What are your thoughts on the Slovenian tech startup ecosystem?
It is much better as it used to be 8 years ago when we were starting. The government support and the funding landscape are more and more active, but unfortunately, not yet really efficient.
The bureaucracy and high labour taxes are definitely a problem, but on the other hand, the costs of living are still not that high, while the quality of life is.
What are your thoughts on the European startup ecosystem(s) as a whole?
I haven’t thought about it much and I know even less about the American one to do any comparisons. I have spent some time in Berlin and I am enthusiastic about all the accelerators and the positive spirit of everyone involved in the startup community.
There is definitely a lot going on and it is a place to be for startups.
Which decision have you made in your professional life that has had a negative impact on your personal life?

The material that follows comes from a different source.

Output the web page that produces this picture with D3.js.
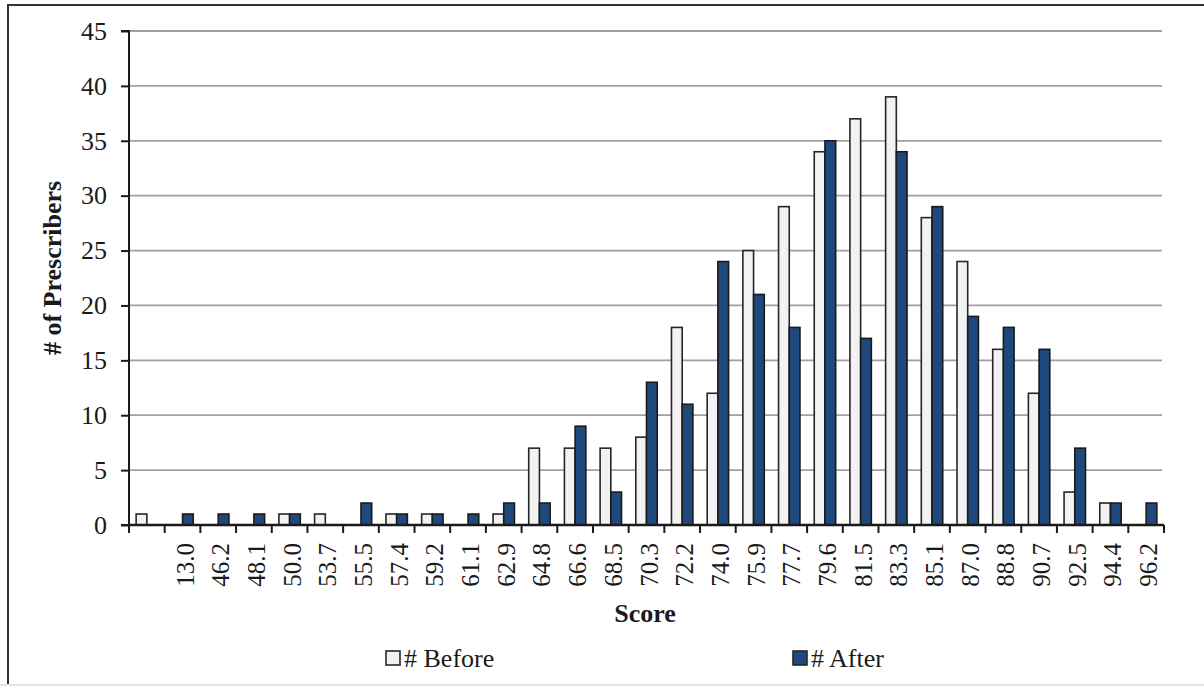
<!DOCTYPE html>
<html><head><meta charset="utf-8">
<script src="https://cdn.jsdelivr.net/npm/d3@7"></script>
<style>body{margin:0;background:#fff}svg{display:block}text{font-family:"Liberation Serif","Times New Roman",serif;fill:#1a1a1a}</style>
</head><body><svg id="c" width="1204" height="686"></svg>
<script>
const categories = ["", "13.0","46.2","48.1","50.0","53.7","55.5","57.4","59.2","61.1","62.9","64.8","66.6","68.5","70.3","72.2","74.0","75.9","77.7","79.6","81.5","83.3","85.1","87.0","88.8","90.7","92.5","94.4","96.2"];
const before = [1,0,0,0,1,1,0,1,1,0,1,7,7,7,8,18,12,25,29,34,37,39,28,24,16,12,3,2,0];
const after  = [0,1,1,1,1,0,2,1,1,1,2,2,9,3,13,11,24,21,18,35,17,34,29,19,18,16,7,2,2];
const yTicks = [0,5,10,15,20,25,30,35,40,45];
const seriesNames = ["# Before","# After"];

const svg = d3.select("#c");
const L = 129, R = 1164, T = 31, B = 525;
// frame
svg.append("rect").attr("x",8).attr("y",5).attr("width",1230).attr("height",700)
  .attr("fill","none").attr("stroke","#333").attr("stroke-width",2);
svg.append("line").attr("x1",0).attr("x2",1204).attr("y1",685).attr("y2",685)
  .attr("stroke","#e4e4e4").attr("stroke-width",2);

const x = d3.scaleBand().domain(d3.range(categories.length)).range([L,R]).paddingInner(0).paddingOuter(0);
const y = d3.scaleLinear().domain([0,45]).range([B,T]);
const bw = x.bandwidth()*0.3;

// gridlines
svg.append("g").selectAll("line").data(yTicks.filter(d=>d>0)).join("line")
  .attr("x1",L).attr("x2",R-2).attr("y1",d=>y(d)).attr("y2",d=>y(d))
  .attr("stroke","#a0a0a0").attr("stroke-width",1.8);

// bars
const g = svg.append("g");
g.selectAll("rect.b").data(before).join("rect").attr("class","b")
  .attr("x",(d,i)=>x(i)+x.bandwidth()/2-bw).attr("width",bw)
  .attr("y",d=>y(d)).attr("height",d=>B-y(d))
  .attr("fill","#f2f2f2").attr("stroke","#262626").attr("stroke-width",1.6)
  .style("display",d=>d>0?null:"none");
g.selectAll("rect.a").data(after).join("rect").attr("class","a")
  .attr("x",(d,i)=>x(i)+x.bandwidth()/2).attr("width",bw)
  .attr("y",d=>y(d)).attr("height",d=>B-y(d))
  .attr("fill","#1f497d").attr("stroke","#1a1a1a").attr("stroke-width",1.6)
  .style("display",d=>d>0?null:"none");

// y axis
const ya = svg.append("g").attr("transform",`translate(${L},0)`)
  .call(d3.axisLeft(y).tickValues(yTicks).tickSize(8).tickPadding(14));
ya.select(".domain").attr("stroke","#1a1a1a").attr("stroke-width",2).attr("d",`M-8,${T}H0V${B}H-8`);
ya.selectAll(".tick line").attr("stroke","#1a1a1a").attr("stroke-width",2);
ya.selectAll("text").style("font-size","26px").attr("fill","#1a1a1a");

// x axis
const xa = svg.append("g").attr("transform",`translate(0,${B})`);
xa.append("line").attr("x1",L).attr("x2",R).attr("y1",0).attr("y2",0).attr("stroke","#1a1a1a").attr("stroke-width",2.5);
xa.selectAll("line.t").data(d3.range(categories.length+1)).join("line").attr("class","t")
  .attr("x1",i=>i<categories.length?x(i):R).attr("x2",i=>i<categories.length?x(i):R)
  .attr("y1",0).attr("y2",8).attr("stroke","#1a1a1a").attr("stroke-width",2);
xa.selectAll("text").data(categories).join("text")
  .attr("transform",(d,i)=>`translate(${x(i)+x.bandwidth()/2+11},18) rotate(-90)`)
  .attr("text-anchor","end").style("font-size","25px").text(d=>d);

// axis titles
svg.append("text").attr("x",645).attr("y",622).attr("text-anchor","middle")
  .style("font-size","26px").attr("font-weight","bold").text("Score");
svg.append("text").attr("transform","translate(61,268) rotate(-90)").attr("text-anchor","middle")
  .style("font-size","26px").attr("font-weight","bold").text("# of Prescribers");

// legend
const leg = [{n:seriesNames[0],fill:"#f2f2f2",x:386},{n:seriesNames[1],fill:"#1f497d",x:793}];
const lg = svg.append("g").selectAll("g").data(leg).join("g").attr("transform",d=>`translate(${d.x},651)`);
lg.append("rect").attr("width",14).attr("height",14).attr("fill",d=>d.fill).attr("stroke","#262626").attr("stroke-width",1.6);
lg.append("text").attr("x",18).attr("y",16).style("font-size","26px").text(d=>d.n);
</script></body></html>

Provided you’ve found a fix for it, how have you handled that?
Every decision you make has positive and negative impacts to all aspects of your life.
The decision to be an entrepreneur made my professional life part of my private life, which could be treated as negative, but on the other hand is enriching me as I am following my heart and soul and doing what I want, and adding my piece to improving the world.
Do you allow people to bring pets to the GoOpti office? Why (not)?
Actually we do. The mother of one of the founders has a dog, and when she travels, the dog stays in our office. So other employees also got used to sometimes bring their pets to the office.
If you could live and do your startup from anywhere else in Europe, which place would you pick and why?
Well, GoOpti grew in a city that is not so well connected with the world and will also grow in similar cities, so I am happy with the current location. But in the future, maybe someday London, Barcelona or Berlin would also be interesting.
London and Berlin because it is good to be in the centre of the action, since meeting the right people in person is, I believe, an important part of the growth process. And Barcelona, well, because I like the city and the southern vibe.